→ **TASK GOAL**
Copy the listing verbatim, excluding any images found in it.

→ **RAW DATA**
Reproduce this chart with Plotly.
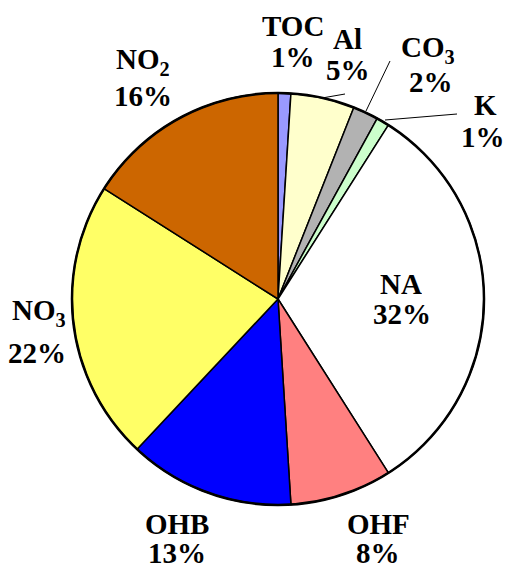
import plotly.graph_objects as go

# Share of each component (percent), clockwise from 12 o'clock
components = ["TOC", "Al", "CO3", "K", "NA", "OHF", "OHB", "NO3", "NO2"]
label_names = ["TOC", "Al", "CO<sub>3</sub>", "K", "NA", "OHF", "OHB", "NO<sub>3</sub>", "NO<sub>2</sub>"]
shares = [1, 5, 2, 1, 32, 8, 13, 22, 16]
slice_colors = ["#9999FF", "#FFFFCC", "#B2B2B2", "#CCFFCC", "#FFFFFF",
                "#FF8080", "#0000FF", "#FFFF66", "#CC6600"]

W, H = 506, 572
CX, CY, R = 278, 299, 206  # pie centre and radius in pixels


def px(x):
    return x / W


def py(y):
    return 1 - y / H


fig = go.Figure(go.Pie(
    labels=components,
    values=shares,
    sort=False,
    direction="clockwise",
    rotation=0,
    marker=dict(colors=slice_colors, line=dict(color="black", width=1.5)),
    textinfo="none",
    hoverinfo="label+percent",
    showlegend=False,
    domain=dict(x=[px(CX - R), px(CX + R)], y=[py(CY + R), py(CY - R)]),
))

# heavier outer rim
shapes = [dict(type="circle", xref="paper", yref="paper",
               x0=px(CX - R), x1=px(CX + R), y0=py(CY + R), y1=py(CY - R),
               line=dict(color="black", width=2.5))]

# leader lines for the narrow slices
leaders = [((345, 94), (322, 98)), ((390, 61), (366, 111)), ((457, 114), (385, 120))]
for (x0, y0), (x1, y1) in leaders:
    shapes.append(dict(type="line", xref="paper", yref="paper",
                       x0=px(x0), y0=py(y0), x1=px(x1), y1=py(y1),
                       line=dict(color="black", width=1)))

# label positions: (name centre x, name centre y, percent centre x, percent centre y)
label_pos = {
    "TOC": (293, 25, 293, 56),
    "Al": (347, 39, 348, 69),
    "CO3": (428, 50, 431, 81),
    "K": (485, 105, 483, 137),
    "NA": (401, 283, 402, 313),
    "OHF": (378, 523, 378, 552),
    "OHB": (177, 523, 177, 552),
    "NO3": (39, 312, 37, 352),
    "NO2": (143, 61, 143, 96),
}

font = dict(family="Liberation Serif", size=29, color="black")
annotations = []
for comp, name, v in zip(components, label_names, shares):
    nx, ny, vx, vy = label_pos[comp]
    annotations.append(dict(x=px(nx), y=py(ny), xref="paper", yref="paper",
                            text=f"<b>{name}</b>", showarrow=False, font=font,
                            height=29, borderpad=0,
                            xanchor="center", yanchor="middle"))
    annotations.append(dict(x=px(vx), y=py(vy), xref="paper", yref="paper",
                            text=f"<b>{v}%</b>", showarrow=False, font=font,
                            height=29, borderpad=0,
                            xanchor="center", yanchor="middle"))

fig.update_layout(
    width=W, height=H,
    margin=dict(l=0, r=0, t=0, b=0),
    paper_bgcolor="white",
    plot_bgcolor="white",
    shapes=shapes,
    annotations=annotations,
)

fig.write_html("out.html")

→ **SOLUTION**
Reproduce this chart with Plotly.
import plotly.graph_objects as go

# Share of each component (percent), clockwise from 12 o'clock
components = ["TOC", "Al", "CO3", "K", "NA", "OHF", "OHB", "NO3", "NO2"]
label_names = ["TOC", "Al", "CO<sub>3</sub>", "K", "NA", "OHF", "OHB", "NO<sub>3</sub>", "NO<sub>2</sub>"]
shares = [1, 5, 2, 1, 32, 8, 13, 22, 16]
slice_colors = ["#9999FF", "#FFFFCC", "#B2B2B2", "#CCFFCC", "#FFFFFF",
                "#FF8080", "#0000FF", "#FFFF66", "#CC6600"]

W, H = 506, 572
CX, CY, R = 278, 299, 206  # pie centre and radius in pixels


def px(x):
    return x / W


def py(y):
    return 1 - y / H


fig = go.Figure(go.Pie(
    labels=components,
    values=shares,
    sort=False,
    direction="clockwise",
    rotation=0,
    marker=dict(colors=slice_colors, line=dict(color="black", width=1.5)),
    textinfo="none",
    hoverinfo="label+percent",
    showlegend=False,
    domain=dict(x=[px(CX - R), px(CX + R)], y=[py(CY + R), py(CY - R)]),
))

# heavier outer rim
shapes = [dict(type="circle", xref="paper", yref="paper",
               x0=px(CX - R), x1=px(CX + R), y0=py(CY + R), y1=py(CY - R),
               line=dict(color="black", width=2.5))]

# leader lines for the narrow slices
leaders = [((345, 94), (322, 98)), ((390, 61), (366, 111)), ((457, 114), (385, 120))]
for (x0, y0), (x1, y1) in leaders:
    shapes.append(dict(type="line", xref="paper", yref="paper",
                       x0=px(x0), y0=py(y0), x1=px(x1), y1=py(y1),
                       line=dict(color="black", width=1)))

# label positions: (name centre x, name centre y, percent centre x, percent centre y)
label_pos = {
    "TOC": (293, 25, 293, 56),
    "Al": (347, 39, 348, 69),
    "CO3": (428, 50, 431, 81),
    "K": (485, 105, 483, 137),
    "NA": (401, 283, 402, 313),
    "OHF": (378, 523, 378, 552),
    "OHB": (177, 523, 177, 552),
    "NO3": (39, 312, 37, 352),
    "NO2": (143, 61, 143, 96),
}

font = dict(family="Liberation Serif", size=29, color="black")
annotations = []
for comp, name, v in zip(components, label_names, shares):
    nx, ny, vx, vy = label_pos[comp]
    annotations.append(dict(x=px(nx), y=py(ny), xref="paper", yref="paper",
                            text=f"<b>{name}</b>", showarrow=False, font=font,
                            height=29, borderpad=0,
                            xanchor="center", yanchor="middle"))
    annotations.append(dict(x=px(vx), y=py(vy), xref="paper", yref="paper",
                            text=f"<b>{v}%</b>", showarrow=False, font=font,
                            height=29, borderpad=0,
                            xanchor="center", yanchor="middle"))

fig.update_layout(
    width=W, height=H,
    margin=dict(l=0, r=0, t=0, b=0),
    paper_bgcolor="white",
    plot_bgcolor="white",
    shapes=shapes,
    annotations=annotations,
)

fig.write_html("out.html")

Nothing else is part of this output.